While caring not at all for the exploited girls of Rotherham, his boys-only grammar school in Leeds has continued to inspire his work. He wrote a play called The History Boys (2004) based on his experiences there, which was turned into a film in 2006. This is how Bennett’s work came to the attention of the Jewish-American commentator Larry Auster, who described the film thus:

The History Boys and Britain’s path to national suicide

If you don’t believe that the British elites despise their country, their culture, their history, and secretly or openly wish to have done with it all, see The History Boys. Not that I’m recommending it. It is an unpleasant experience, among other things the most explicit attempt by a movie to normalize homosexuality that I’ve seen. And the homosexuality it normalizes is far from the “nice,” “wholesome” homosexuality — presented as a model of moral uprightness and psychological health in comparison with the desperate neuroses of the heterosexual main characters —that has been the standard, pro-gay fare of Hollywood over the last decade or so. It is a homosexuality that is by turns depressing and nasty, even evil. Yet the movie approves of all of it, as do all the characters. Even the ostensible subject of the film — how eight boys in an undistinguished high school in northern England receive special preparation for their entrance exams to Oxford and Cambridge — is imbued with a homosexualist ethos, turning intellectual life and the experience of learning into either a hollow cynical game or a vampy theatrical exercise. As I said, by the time the movie ended, the realization hit me that the British elites that created a movie like this, that praised and recommended a movie like this, seek with cold and deliberate malice the destruction of their country. (The History Boys and Britain’s path to national suicide, View from the Right, 2nd December 2006)

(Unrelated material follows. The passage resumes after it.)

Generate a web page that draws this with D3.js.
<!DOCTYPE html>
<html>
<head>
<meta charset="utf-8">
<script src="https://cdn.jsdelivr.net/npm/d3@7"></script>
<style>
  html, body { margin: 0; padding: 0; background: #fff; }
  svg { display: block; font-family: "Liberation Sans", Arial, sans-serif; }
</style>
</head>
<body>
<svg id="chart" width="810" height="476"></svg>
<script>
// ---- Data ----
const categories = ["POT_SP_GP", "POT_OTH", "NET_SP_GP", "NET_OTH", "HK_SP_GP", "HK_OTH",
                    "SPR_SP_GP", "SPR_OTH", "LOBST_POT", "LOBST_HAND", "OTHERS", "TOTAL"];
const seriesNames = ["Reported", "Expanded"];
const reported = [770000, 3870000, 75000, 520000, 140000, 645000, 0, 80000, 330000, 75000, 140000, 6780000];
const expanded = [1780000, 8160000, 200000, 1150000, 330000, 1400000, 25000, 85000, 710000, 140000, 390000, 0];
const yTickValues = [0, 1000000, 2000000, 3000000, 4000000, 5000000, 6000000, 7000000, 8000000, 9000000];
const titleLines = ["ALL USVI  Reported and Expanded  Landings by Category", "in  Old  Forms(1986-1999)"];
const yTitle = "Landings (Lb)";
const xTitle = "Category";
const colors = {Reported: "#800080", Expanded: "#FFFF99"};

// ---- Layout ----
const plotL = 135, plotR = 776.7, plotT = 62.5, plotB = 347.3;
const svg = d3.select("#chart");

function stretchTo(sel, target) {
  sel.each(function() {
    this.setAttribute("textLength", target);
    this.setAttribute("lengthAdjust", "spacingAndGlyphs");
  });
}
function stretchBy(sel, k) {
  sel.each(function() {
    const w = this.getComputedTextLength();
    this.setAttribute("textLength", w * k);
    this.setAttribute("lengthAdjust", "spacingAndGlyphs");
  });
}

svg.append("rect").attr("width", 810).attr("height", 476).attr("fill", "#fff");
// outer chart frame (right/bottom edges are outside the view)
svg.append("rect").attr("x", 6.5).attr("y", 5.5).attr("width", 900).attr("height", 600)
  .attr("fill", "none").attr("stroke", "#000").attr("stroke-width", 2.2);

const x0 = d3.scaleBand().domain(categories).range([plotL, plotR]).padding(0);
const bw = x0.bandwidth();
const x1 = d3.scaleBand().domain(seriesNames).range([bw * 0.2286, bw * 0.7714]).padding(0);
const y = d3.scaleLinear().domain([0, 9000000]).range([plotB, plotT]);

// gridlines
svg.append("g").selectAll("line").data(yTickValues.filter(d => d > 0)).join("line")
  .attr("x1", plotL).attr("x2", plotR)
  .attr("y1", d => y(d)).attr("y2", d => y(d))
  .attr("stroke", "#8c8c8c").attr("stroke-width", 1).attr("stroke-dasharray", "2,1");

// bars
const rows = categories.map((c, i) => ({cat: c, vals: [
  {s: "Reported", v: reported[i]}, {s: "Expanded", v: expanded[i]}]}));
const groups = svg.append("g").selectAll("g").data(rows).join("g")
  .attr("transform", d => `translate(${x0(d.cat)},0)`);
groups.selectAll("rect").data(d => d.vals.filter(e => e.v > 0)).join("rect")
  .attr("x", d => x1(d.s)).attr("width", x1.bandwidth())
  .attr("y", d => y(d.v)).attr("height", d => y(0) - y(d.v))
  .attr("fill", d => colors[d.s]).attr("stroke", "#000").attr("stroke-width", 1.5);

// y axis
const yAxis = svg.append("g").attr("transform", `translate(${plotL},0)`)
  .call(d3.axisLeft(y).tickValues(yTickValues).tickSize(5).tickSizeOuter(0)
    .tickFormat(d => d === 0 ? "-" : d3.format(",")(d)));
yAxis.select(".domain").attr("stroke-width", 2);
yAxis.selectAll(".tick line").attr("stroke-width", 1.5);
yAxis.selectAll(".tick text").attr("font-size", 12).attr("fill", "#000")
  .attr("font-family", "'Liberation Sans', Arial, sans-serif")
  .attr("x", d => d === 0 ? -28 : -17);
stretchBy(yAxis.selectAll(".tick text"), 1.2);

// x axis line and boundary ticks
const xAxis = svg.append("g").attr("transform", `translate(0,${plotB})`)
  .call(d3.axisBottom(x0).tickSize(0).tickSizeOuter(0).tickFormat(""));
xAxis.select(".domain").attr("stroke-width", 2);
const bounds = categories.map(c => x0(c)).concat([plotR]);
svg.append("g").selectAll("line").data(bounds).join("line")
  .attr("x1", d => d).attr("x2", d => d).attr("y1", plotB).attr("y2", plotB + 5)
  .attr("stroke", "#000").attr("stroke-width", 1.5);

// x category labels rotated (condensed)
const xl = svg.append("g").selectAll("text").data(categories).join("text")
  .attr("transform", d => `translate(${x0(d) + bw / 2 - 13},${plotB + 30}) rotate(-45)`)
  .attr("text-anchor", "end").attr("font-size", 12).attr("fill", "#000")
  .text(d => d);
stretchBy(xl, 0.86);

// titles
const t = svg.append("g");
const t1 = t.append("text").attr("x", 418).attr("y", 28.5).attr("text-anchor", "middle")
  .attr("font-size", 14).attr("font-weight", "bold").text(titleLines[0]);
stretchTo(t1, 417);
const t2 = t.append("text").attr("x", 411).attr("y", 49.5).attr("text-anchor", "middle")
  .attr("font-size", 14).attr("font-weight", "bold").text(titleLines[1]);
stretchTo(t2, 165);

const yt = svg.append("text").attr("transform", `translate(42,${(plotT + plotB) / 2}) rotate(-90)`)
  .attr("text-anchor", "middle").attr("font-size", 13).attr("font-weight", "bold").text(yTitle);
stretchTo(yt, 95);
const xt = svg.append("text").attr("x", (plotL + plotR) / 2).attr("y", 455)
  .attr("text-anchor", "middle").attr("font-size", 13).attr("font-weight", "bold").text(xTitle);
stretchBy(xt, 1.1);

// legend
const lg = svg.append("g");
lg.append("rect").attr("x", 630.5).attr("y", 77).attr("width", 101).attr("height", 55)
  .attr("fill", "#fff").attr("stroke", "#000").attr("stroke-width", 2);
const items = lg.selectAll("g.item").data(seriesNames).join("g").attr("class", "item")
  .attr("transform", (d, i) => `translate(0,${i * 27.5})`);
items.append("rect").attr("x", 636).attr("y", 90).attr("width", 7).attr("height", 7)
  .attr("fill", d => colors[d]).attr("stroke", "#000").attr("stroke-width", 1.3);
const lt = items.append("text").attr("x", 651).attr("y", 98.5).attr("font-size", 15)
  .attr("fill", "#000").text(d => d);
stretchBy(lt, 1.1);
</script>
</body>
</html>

I haven’t seen the film, but I trust what Larry Auster says about it. Bennett may not consciously seek the destruction of Britain, but he is a willing tool of those who do. Mass immigration and minority worship will also destroy the audience for his own work, but why should he care about what happens after he is dead? When he visited Leeds Grammar School in the 1980s, he found that “the only encouraging feature was the number of clever Asian boys, who obviously now rival the Jewish boys as the intellectual elite” (Untold Stories, diary for 14 April 1998). Bennett has no attachment to his own race, whose history and culture he is happy to benefit from and be inspired by, but not to defend and preserve. For all his carefully cultivated image of diffidence and shyness, Bennett is in fact a typical liberal: he’s an intensely self-centred and egotistical man.

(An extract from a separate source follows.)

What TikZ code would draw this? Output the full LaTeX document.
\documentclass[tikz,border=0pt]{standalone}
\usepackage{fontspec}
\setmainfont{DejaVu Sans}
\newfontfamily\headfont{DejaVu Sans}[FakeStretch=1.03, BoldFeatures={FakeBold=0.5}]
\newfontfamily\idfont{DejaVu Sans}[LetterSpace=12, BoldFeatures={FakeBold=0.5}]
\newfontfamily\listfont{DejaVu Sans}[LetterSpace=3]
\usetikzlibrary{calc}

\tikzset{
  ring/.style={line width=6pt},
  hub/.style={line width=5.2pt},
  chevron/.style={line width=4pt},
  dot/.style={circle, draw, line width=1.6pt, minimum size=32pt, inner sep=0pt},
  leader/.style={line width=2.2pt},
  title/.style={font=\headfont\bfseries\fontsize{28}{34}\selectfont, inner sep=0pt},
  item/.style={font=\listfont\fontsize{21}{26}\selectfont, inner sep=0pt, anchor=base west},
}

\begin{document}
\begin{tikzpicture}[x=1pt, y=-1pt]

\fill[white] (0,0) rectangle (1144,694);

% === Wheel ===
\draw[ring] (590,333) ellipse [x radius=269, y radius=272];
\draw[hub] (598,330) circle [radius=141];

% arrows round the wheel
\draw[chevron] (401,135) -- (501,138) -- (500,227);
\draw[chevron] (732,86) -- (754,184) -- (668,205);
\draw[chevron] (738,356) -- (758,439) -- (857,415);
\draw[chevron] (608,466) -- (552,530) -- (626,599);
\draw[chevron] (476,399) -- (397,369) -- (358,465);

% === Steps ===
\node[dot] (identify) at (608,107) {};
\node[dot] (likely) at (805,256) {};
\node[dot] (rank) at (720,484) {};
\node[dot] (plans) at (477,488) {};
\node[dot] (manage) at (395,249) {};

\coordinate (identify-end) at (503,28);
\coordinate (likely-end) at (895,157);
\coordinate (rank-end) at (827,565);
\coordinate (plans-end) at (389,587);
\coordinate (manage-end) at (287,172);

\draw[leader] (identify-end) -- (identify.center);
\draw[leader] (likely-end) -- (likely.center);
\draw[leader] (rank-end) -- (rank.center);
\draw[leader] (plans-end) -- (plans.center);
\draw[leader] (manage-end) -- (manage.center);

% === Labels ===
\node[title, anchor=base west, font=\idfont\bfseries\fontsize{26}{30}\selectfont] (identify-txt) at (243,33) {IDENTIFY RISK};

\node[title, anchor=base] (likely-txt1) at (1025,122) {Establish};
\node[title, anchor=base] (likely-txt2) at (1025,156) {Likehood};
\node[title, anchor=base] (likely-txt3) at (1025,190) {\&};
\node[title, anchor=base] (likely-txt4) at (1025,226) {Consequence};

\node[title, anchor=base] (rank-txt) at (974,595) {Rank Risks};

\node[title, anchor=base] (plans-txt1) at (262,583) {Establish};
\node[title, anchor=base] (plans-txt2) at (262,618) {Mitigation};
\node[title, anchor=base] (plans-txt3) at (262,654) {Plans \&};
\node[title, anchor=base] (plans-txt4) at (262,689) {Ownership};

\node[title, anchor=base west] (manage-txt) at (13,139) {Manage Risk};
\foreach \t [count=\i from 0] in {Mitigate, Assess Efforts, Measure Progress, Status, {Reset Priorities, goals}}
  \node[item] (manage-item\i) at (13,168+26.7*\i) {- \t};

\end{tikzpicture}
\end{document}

His interest in schoolboys is one sign of that, but so is his interest in old women, about whom he has written sympathetic plays like Talking Heads (1987) and The Lady in the Van (1999). Despite his sympathy, Bennett is again writing about his own life: his experiences with his mother and aunts in northern England and with the eccentric bag-lady who camped in the garden of his large house in London. He observes and writes about the loneliness and mental illness old women often suffer. That’s why so many old women are dedicated fans of his. His sympathy may well be genuine, but, like his Holocaust-awareness, it’s also good for his career.

What would not be good for his career would be a play about how old women have suffered from mass immigration. How many thousands have experienced vibrant crime as Bennett himself did? How many have died or had their lives destroyed as a result? That’s not a subject that powerful media Jews would find acceptable, because it’s about majority suffering and minority crime. And while Bennett was happy to write about paederasty in The History Boys, he will never explore the exotic sexual behaviour found in this case:

Delroy Easton Grant is a convicted rapist accused of carrying out a series of offences of burglary, rape and sexual assault dating between October 1992 and May 2009 in the South East London area of England. Grant, also known as the Minstead Rapist and latterly the Night Stalker, is thought to have been active since 1990, and had a distinctive modus operandi, preying on elderly women who lived alone. He is suspected of over 100 offences from 1990 to the present. In 1998, the Metropolitan Police launched the dedicated Operation Minstead team to investigate the crimes, based out of Lewisham police station. … As of 2009, the operation was the largest and most complex rape investigation ever undertaken by the Metropolitan Police. On 24 March 2011, the Jamaican-born Grant, a Jehovah’s Witness and father of eight from Brockley who was a carer for his disabled wife, was found guilty on all counts. The following day he was given four life sentences and ordered to serve a minimum of 27 years in prison. (Delroy Easton Grant, Wikipedia)

The Minstead Rapist would be a fascinating subject for a play, but if Alan Bennett ever noticed the case, he almost certainly forgot about it soon afterwards. The vast majority of White Britons will be in the same position. Like the brutal murders of the White schoolchildren Kriss Donald, Charlene Downes and Mary-Ann Leneghan, the mass rape of elderly White women is a story that appears briefly in the headlines and then vanishes. Unlike the murder of Stephen Lawrence, it isn’t kept in the public consciousness and no respectable mainstream writer seeks to explore the implications of anti-White crime.

Instead, mainstream writers bend it like Bennett: they genuflect to Jewish power, kneeling at the altar of oligolatry, worshipping Britain’s vibrant minorities and disdaining Britain’s White majority. That’s certainly the route to personal success, but the consequences for Britain’s future are disastrous. When Alan Bennett was robbed by Romanian gypsies, he had a chance to see the truth about his own liberal narcissism. As one would expect, he didn’t take it. He’s central to the liberal establishment, and he doesn’t care about the future of Britain as a White nation.

But what rose to power will also fall. In the 1960s, Bennett represented liberalism, the wave of the future. Today that wave is receding. The interesting question is what will replace it.